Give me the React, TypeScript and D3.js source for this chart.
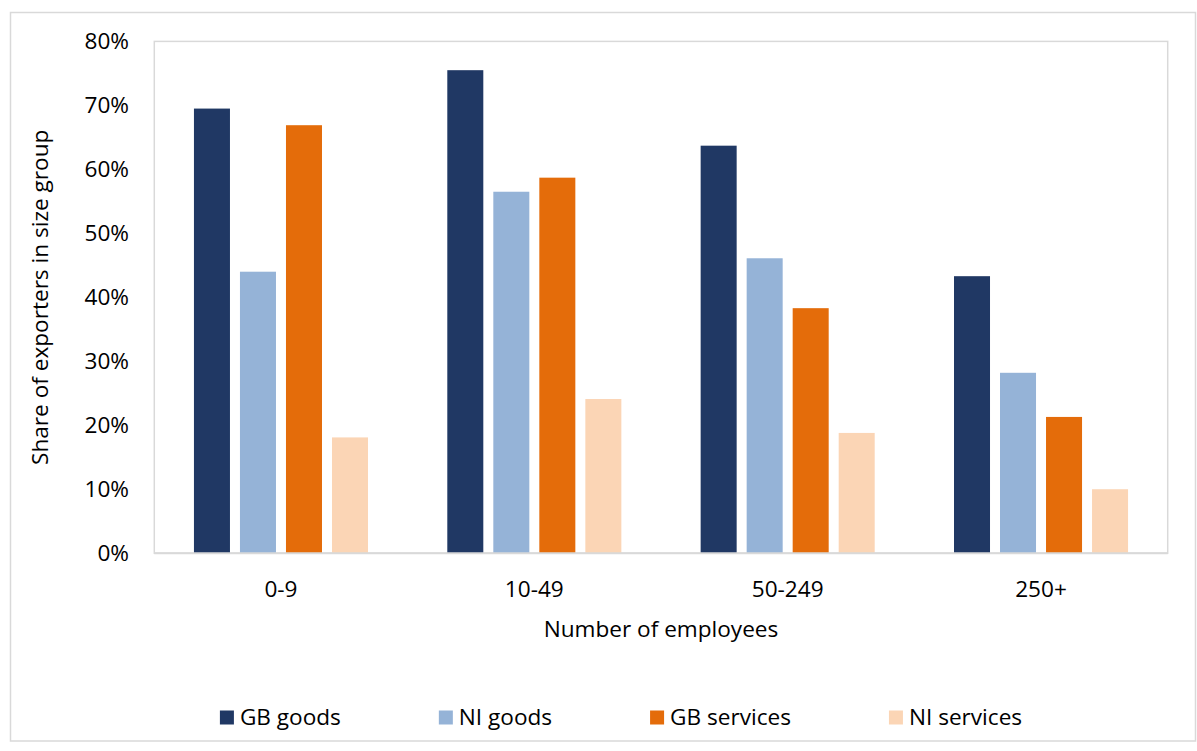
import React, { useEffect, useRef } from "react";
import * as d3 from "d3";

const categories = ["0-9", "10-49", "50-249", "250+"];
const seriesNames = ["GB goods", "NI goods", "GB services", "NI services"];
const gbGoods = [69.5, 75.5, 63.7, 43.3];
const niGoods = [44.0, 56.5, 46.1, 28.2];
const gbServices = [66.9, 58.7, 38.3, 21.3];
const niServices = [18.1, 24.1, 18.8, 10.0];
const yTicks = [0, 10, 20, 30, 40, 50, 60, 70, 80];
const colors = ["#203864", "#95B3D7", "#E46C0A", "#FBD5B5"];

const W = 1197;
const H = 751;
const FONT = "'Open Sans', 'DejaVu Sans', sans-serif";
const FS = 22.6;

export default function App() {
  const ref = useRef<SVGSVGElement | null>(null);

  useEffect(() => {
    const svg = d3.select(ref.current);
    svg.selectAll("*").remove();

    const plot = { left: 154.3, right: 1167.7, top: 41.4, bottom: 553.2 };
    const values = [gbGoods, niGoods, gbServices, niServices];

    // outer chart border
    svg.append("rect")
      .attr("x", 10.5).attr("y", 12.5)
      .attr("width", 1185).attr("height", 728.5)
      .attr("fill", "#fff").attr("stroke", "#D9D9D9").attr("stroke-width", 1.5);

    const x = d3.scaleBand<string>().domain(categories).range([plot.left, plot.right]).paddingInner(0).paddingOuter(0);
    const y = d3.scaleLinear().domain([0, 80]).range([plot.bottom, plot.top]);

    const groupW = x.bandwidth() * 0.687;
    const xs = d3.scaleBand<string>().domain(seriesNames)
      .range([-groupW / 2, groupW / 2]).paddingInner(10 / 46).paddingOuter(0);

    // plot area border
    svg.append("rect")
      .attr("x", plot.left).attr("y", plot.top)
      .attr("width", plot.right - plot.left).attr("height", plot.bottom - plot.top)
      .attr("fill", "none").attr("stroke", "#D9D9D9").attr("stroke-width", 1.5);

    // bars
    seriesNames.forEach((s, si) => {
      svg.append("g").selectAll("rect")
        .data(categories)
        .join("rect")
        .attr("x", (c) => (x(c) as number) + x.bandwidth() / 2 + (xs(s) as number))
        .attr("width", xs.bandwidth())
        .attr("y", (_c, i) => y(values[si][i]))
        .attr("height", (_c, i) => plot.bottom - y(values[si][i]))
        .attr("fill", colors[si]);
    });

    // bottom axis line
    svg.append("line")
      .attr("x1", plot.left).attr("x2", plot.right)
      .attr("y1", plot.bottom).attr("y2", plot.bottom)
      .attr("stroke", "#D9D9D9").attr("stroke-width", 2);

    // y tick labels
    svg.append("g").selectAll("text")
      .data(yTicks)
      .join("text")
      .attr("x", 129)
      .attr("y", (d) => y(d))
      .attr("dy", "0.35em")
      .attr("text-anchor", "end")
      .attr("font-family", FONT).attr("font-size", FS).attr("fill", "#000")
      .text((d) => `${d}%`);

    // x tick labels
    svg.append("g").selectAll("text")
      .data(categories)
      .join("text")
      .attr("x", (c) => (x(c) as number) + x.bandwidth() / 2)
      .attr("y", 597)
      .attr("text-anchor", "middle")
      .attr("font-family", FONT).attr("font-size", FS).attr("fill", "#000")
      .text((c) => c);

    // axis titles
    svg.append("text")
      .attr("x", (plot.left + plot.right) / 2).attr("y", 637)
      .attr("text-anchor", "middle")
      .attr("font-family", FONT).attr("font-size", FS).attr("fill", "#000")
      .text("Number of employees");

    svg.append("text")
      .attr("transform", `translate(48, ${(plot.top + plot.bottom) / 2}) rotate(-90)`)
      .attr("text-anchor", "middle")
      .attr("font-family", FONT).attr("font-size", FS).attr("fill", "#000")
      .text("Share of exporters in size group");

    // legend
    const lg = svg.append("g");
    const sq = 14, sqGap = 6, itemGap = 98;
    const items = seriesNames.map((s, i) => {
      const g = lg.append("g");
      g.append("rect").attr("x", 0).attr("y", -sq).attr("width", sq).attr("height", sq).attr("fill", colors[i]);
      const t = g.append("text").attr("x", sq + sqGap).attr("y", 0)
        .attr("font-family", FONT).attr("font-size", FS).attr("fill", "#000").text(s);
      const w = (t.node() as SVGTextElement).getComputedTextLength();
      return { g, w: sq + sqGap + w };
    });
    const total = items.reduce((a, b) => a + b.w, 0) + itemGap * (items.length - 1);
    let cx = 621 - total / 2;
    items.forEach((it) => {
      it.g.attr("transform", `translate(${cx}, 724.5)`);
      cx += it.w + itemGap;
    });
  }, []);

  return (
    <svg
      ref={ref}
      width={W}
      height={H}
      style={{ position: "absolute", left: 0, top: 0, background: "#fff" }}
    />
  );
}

== == ==

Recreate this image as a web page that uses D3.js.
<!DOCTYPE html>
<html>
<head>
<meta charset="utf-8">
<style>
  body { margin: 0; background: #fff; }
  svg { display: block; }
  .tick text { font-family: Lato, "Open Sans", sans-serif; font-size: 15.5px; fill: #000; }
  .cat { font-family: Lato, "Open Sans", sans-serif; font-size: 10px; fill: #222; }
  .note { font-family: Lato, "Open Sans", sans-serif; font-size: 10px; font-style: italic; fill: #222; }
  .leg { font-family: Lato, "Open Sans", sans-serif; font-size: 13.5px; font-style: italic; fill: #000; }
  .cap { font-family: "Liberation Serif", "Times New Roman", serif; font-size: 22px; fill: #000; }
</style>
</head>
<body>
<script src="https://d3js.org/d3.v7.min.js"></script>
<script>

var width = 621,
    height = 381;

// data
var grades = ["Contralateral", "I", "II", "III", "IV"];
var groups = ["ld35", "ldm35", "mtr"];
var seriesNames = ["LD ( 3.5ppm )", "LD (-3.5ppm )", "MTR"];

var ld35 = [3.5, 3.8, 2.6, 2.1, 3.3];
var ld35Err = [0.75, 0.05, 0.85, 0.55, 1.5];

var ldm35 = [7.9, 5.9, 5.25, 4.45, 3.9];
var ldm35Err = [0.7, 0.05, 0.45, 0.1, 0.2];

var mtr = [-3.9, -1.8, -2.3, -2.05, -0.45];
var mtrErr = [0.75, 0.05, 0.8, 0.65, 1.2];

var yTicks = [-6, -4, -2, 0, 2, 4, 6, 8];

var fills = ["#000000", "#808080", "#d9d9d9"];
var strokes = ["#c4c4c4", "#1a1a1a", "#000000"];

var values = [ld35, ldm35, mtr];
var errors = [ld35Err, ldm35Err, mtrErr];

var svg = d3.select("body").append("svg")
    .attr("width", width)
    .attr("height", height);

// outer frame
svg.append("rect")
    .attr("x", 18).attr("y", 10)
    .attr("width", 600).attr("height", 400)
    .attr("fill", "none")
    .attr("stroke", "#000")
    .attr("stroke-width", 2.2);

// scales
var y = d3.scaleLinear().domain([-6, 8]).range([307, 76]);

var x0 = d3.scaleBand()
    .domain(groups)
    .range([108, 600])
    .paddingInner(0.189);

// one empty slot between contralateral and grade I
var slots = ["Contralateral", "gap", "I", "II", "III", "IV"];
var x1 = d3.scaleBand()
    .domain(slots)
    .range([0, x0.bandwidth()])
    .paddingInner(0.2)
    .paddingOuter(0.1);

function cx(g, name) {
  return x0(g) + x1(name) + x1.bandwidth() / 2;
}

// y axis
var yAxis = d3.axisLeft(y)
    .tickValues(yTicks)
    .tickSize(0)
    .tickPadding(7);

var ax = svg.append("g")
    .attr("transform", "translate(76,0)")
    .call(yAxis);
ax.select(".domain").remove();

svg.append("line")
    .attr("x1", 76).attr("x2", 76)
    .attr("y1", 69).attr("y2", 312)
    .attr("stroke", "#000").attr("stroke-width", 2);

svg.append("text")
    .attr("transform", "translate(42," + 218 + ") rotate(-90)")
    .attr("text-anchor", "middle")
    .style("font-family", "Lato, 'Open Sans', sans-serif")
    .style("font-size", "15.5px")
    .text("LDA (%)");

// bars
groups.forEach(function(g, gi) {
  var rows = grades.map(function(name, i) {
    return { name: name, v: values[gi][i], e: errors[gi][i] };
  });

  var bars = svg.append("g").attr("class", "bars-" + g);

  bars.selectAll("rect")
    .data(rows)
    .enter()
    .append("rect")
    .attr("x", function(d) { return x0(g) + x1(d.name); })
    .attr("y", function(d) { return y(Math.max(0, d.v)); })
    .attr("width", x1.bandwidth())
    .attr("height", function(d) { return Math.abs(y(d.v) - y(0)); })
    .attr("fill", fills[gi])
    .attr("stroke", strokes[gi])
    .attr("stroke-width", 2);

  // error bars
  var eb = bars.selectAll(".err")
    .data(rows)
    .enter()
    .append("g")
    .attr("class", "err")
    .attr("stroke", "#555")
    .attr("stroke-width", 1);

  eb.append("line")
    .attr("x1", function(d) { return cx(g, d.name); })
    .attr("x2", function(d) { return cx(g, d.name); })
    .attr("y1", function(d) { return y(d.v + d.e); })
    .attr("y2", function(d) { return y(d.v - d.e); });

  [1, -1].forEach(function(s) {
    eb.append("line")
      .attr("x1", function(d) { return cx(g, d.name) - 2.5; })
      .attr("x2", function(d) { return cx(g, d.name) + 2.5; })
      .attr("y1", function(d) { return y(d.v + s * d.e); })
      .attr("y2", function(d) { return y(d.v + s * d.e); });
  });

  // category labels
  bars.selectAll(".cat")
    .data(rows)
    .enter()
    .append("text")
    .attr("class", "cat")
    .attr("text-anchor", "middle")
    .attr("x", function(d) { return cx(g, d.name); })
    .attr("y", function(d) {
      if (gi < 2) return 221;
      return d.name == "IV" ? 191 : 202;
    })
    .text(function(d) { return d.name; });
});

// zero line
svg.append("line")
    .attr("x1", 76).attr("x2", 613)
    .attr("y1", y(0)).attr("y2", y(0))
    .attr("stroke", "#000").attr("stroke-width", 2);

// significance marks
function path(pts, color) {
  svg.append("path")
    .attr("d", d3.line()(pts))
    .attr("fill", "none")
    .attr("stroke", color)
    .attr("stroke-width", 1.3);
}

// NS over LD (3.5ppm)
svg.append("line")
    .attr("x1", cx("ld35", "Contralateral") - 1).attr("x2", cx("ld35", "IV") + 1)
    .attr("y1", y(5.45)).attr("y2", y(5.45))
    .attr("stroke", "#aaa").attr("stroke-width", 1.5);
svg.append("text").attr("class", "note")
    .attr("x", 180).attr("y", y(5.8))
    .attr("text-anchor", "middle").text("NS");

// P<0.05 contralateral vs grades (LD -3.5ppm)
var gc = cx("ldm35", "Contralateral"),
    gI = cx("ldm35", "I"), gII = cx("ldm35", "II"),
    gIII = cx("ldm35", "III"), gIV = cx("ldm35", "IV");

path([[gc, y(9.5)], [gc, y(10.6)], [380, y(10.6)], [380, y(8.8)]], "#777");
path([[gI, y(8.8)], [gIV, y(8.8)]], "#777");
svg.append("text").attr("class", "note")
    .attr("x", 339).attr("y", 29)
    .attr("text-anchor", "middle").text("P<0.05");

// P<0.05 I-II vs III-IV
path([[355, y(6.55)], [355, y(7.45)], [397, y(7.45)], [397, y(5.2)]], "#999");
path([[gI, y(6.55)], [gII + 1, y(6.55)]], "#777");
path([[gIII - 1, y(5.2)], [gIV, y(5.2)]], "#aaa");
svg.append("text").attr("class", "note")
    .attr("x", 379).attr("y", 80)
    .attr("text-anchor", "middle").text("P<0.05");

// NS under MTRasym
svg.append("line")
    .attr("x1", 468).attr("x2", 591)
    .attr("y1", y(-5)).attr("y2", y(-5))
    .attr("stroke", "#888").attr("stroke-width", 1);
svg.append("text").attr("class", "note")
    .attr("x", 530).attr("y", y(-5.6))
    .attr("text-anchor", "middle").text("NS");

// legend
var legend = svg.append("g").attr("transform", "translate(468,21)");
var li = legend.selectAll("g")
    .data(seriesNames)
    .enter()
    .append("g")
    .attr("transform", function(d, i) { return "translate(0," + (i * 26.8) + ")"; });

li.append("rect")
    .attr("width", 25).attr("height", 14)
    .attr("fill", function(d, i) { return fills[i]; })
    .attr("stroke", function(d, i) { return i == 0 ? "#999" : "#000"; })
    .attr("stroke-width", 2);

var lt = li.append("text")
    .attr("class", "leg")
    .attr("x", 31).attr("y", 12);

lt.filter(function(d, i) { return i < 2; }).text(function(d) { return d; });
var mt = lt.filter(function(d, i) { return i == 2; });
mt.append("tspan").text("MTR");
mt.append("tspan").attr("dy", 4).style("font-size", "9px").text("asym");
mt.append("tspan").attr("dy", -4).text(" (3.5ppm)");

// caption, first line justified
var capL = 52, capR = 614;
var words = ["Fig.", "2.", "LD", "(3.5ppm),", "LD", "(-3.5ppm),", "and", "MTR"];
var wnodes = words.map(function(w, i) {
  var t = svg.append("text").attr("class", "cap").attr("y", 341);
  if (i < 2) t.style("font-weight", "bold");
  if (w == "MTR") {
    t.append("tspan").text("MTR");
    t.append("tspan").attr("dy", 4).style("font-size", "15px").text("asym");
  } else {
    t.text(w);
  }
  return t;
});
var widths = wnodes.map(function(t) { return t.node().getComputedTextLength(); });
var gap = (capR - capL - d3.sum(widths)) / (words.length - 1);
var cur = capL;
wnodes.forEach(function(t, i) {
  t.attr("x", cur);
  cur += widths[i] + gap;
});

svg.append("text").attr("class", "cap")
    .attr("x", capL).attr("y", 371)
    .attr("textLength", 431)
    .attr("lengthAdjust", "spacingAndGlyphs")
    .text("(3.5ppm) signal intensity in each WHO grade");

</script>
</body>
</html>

== == ==

▶ _Task directions_: Using the entries above, transcribe every line from the line containing "Give me the" through the line containing "import * as". Do not copy pictures.

▶ _Worked answer_:
Give me the React, TypeScript and D3.js source for this chart.
import React, { useEffect, useRef } from "react";
import * as d3 from "d3";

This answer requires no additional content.